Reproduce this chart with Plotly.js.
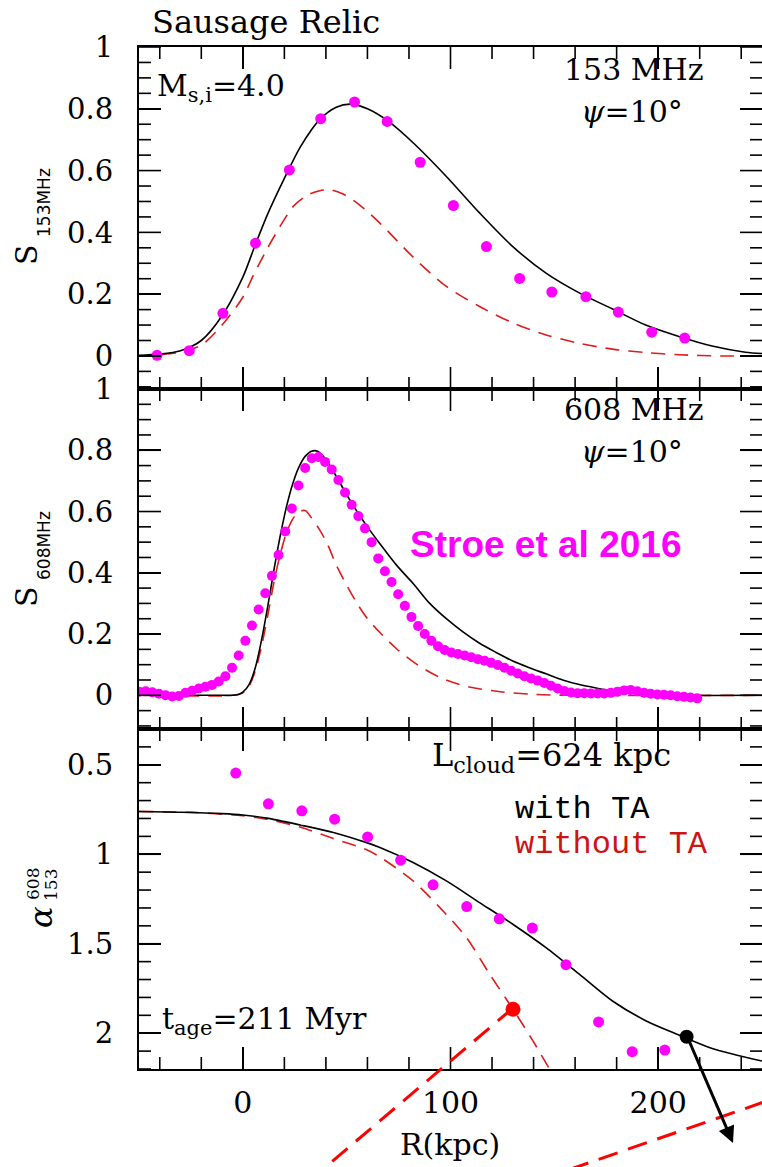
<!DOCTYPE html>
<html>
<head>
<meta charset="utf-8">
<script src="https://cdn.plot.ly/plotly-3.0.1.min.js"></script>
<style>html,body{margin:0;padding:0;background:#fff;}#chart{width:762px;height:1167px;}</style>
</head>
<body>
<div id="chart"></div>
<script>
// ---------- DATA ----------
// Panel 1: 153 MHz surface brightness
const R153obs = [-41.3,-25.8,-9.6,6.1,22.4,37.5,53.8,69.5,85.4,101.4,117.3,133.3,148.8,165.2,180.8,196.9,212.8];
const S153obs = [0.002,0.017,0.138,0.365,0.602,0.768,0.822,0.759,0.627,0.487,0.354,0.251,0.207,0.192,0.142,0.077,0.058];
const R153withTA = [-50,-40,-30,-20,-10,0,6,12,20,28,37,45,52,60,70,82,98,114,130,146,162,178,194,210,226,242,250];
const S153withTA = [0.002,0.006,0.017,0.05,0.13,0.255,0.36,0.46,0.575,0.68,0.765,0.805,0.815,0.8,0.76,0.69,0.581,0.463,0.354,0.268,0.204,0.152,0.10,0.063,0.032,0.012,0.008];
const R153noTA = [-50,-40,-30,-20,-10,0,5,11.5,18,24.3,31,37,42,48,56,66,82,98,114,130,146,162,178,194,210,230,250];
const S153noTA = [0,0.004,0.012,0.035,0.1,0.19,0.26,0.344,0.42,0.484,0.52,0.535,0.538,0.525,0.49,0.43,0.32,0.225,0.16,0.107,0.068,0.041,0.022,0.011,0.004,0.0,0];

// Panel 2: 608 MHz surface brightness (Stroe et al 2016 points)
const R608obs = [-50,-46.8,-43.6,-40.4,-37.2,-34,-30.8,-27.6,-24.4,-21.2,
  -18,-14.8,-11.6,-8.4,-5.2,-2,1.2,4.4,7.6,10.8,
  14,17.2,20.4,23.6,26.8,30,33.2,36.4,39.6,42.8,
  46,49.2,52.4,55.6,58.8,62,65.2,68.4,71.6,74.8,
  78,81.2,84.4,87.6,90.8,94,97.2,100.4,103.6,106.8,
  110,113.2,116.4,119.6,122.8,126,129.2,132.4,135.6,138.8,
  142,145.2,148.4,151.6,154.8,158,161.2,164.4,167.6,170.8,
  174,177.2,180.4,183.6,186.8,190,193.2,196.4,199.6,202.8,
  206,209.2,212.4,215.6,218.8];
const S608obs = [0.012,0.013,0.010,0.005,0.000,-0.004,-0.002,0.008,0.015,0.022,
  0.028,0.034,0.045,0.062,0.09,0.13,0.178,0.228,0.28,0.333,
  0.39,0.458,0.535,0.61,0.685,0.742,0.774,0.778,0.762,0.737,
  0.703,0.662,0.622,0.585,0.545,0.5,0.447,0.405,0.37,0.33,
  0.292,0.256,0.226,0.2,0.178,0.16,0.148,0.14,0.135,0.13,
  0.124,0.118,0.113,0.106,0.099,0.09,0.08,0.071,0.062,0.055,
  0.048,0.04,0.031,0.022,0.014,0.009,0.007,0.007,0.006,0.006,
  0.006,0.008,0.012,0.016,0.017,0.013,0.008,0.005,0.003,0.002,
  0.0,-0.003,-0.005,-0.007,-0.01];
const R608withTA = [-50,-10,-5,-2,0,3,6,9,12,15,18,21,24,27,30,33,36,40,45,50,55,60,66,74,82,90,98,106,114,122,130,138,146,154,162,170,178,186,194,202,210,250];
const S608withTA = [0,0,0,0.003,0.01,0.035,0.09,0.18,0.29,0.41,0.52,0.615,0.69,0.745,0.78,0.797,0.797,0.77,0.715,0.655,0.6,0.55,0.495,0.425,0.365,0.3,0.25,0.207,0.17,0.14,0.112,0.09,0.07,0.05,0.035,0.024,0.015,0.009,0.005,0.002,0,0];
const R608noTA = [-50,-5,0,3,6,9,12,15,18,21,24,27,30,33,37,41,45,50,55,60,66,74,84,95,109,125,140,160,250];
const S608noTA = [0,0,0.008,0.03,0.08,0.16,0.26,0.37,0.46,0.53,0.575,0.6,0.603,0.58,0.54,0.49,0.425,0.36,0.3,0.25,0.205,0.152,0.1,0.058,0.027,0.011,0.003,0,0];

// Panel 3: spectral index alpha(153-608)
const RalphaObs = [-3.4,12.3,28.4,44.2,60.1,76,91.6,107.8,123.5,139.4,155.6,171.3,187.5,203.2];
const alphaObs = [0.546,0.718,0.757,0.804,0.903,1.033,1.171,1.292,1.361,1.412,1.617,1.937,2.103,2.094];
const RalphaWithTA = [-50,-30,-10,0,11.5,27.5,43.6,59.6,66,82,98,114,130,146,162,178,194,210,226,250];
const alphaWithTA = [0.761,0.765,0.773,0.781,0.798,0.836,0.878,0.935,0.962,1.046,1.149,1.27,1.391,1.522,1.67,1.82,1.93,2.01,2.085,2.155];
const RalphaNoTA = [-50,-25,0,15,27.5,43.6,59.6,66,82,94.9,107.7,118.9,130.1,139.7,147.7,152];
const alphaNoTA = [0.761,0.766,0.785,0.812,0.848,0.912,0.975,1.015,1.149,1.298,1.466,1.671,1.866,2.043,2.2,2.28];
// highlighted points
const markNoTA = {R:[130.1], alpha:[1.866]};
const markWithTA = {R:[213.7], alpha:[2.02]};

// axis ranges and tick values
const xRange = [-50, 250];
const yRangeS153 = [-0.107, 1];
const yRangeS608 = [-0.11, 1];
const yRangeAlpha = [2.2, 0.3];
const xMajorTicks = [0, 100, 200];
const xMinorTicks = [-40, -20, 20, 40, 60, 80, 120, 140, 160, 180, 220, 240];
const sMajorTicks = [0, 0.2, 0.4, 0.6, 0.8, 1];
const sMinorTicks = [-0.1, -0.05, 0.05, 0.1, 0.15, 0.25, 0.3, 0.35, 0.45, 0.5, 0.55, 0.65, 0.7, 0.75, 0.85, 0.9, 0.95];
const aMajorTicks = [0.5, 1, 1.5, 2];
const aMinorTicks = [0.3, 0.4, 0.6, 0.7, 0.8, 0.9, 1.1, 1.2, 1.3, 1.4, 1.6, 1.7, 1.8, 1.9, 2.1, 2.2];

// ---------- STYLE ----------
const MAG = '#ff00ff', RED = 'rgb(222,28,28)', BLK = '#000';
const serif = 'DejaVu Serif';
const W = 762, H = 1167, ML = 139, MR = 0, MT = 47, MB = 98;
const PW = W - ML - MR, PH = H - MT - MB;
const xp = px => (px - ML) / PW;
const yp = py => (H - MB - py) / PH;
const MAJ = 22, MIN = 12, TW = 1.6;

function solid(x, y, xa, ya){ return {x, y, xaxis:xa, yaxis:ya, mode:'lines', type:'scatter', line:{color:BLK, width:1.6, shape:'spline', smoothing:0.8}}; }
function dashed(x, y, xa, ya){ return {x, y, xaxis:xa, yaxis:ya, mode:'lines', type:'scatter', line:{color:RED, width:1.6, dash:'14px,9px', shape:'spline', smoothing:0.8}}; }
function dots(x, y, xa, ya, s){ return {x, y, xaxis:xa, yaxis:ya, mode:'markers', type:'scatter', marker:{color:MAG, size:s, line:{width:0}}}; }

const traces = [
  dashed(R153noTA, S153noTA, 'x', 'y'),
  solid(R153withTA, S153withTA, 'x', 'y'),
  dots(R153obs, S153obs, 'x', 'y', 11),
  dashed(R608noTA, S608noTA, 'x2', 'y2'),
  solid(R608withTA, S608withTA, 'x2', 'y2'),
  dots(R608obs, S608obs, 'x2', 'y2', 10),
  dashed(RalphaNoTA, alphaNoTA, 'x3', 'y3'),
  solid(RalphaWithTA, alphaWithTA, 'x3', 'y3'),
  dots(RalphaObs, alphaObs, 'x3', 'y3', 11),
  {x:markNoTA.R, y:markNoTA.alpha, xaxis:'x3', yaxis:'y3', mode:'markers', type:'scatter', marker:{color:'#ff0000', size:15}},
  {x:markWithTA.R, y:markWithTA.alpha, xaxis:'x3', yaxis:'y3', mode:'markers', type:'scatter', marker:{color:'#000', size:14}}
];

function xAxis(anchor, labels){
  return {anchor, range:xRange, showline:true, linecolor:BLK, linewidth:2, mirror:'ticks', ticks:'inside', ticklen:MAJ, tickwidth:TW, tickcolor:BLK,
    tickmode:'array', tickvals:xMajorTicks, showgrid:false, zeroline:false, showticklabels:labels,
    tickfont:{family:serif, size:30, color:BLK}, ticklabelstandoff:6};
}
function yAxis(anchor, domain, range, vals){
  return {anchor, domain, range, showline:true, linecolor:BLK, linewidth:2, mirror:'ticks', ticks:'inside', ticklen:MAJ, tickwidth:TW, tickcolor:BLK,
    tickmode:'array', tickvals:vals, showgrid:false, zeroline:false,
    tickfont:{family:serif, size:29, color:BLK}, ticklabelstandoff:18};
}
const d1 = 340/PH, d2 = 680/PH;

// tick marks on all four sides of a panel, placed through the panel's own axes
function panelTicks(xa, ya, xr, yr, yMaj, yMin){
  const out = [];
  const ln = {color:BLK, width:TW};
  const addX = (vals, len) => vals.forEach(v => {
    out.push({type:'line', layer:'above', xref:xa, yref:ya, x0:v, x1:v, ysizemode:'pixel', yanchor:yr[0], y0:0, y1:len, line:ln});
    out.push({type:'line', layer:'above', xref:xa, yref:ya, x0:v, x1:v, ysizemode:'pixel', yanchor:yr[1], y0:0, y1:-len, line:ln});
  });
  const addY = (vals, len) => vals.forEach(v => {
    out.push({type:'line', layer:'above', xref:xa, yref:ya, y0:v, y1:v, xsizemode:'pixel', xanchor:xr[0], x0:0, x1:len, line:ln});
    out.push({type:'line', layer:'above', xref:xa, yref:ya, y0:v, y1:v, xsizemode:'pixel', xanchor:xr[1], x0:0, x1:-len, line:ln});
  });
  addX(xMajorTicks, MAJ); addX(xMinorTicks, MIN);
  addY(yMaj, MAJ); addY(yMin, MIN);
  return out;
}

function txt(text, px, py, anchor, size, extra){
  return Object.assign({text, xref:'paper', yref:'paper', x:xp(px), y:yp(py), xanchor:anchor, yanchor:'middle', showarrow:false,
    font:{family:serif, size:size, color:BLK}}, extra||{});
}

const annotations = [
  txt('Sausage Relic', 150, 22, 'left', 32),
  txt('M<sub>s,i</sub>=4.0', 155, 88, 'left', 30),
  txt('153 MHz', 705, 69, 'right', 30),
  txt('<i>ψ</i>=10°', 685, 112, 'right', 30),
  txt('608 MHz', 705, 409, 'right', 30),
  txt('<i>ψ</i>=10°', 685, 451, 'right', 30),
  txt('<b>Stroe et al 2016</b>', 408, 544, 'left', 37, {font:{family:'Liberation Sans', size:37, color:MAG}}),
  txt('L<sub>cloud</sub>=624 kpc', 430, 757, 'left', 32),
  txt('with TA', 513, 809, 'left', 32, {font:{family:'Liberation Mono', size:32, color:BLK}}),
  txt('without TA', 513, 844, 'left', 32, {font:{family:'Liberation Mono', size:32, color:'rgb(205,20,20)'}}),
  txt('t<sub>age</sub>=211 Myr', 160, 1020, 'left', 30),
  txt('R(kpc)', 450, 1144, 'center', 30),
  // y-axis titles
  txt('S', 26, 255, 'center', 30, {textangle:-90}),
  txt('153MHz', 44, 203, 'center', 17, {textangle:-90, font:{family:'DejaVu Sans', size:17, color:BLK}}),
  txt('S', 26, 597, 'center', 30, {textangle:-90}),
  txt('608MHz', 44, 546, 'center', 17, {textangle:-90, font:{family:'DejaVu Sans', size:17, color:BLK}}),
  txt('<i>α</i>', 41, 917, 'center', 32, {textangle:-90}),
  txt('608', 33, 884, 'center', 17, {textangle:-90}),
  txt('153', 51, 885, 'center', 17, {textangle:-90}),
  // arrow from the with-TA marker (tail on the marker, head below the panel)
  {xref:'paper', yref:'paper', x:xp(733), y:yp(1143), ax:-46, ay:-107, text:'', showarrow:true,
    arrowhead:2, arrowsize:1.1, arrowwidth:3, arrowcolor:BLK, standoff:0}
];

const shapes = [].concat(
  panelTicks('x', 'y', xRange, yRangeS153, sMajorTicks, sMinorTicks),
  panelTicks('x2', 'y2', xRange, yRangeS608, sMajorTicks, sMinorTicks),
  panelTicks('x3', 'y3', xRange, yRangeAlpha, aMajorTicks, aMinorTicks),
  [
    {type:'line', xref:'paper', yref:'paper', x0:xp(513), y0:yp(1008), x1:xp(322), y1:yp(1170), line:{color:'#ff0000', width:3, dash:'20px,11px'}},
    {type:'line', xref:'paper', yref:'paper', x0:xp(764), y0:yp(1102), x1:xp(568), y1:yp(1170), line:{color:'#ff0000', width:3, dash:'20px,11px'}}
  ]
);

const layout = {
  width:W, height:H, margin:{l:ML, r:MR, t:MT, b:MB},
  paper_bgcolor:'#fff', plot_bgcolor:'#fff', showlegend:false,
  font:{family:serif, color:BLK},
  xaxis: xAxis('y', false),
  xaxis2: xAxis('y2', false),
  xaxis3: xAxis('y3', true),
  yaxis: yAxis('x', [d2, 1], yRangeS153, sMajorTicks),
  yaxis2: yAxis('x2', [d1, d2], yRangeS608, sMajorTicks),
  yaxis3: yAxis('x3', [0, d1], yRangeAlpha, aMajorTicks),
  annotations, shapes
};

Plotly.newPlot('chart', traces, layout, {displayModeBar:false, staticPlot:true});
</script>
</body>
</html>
──────
• Brief: Write down the number of lines where the word "chart" appears, and nothing further.

• Complete response: 4